Guess I feel a little better today.. not that I felt bad yesterday, just very numb. I think I've told pretty much everyone that I dont like the 2|4|6 block schedule because all my classes are extremely boring (comp sci & math w/ stevens).
I hadnt noticed it until today, but I've been really rabid in terms of friendships recently. One week I'll be talking with one guy and the next I'll constantly be around someone else. I guess it serves well in that I meet alot of new people, but it's also kind of unnerving. I find myself not liking alot of my former friends as of now, and quite oppositely I find myself really liking people I hardly ever talk to/barely know.
I did alot of thinking yesterday round 11' when I went to bed. I'm trying to figure out how I can supress the spontaneous and often painful thoughts I conjure when I'm alone, how I can do that without loosing everything I stand for. As far as I can tell, there just isnt a way to live life without suffering. Maybe its time for me to be a little more manly and just take whatever life throws at me and stop complaining.

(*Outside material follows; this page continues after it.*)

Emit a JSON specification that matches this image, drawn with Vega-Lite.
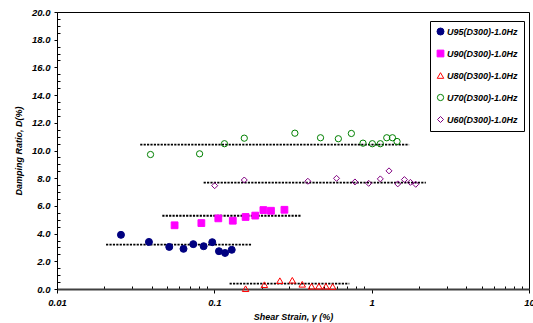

I feel almost embarresed in terms of my behavior the last two days. I feel like I've thrown my feelings out and relied on the comfort of others to bring myself back up again. I supposed it's normal to rely on people .. but I nevertheless have something in the back of my head that tells me not to do it.
Mr Fournell (a teacher) told me a while ago that I was a cynic. Though he and I were joking around, I think he was probably right. It has never been easy for me to give my heart to the world, to entrust my emotions, crushes, ideas, whatever to the outside world. I kind of attribute that to a general mistrust of people. I guess recently I have been more active at portraying my feelings, but I still have a long way to go; as this journal is one of the few places I can oust my life onto.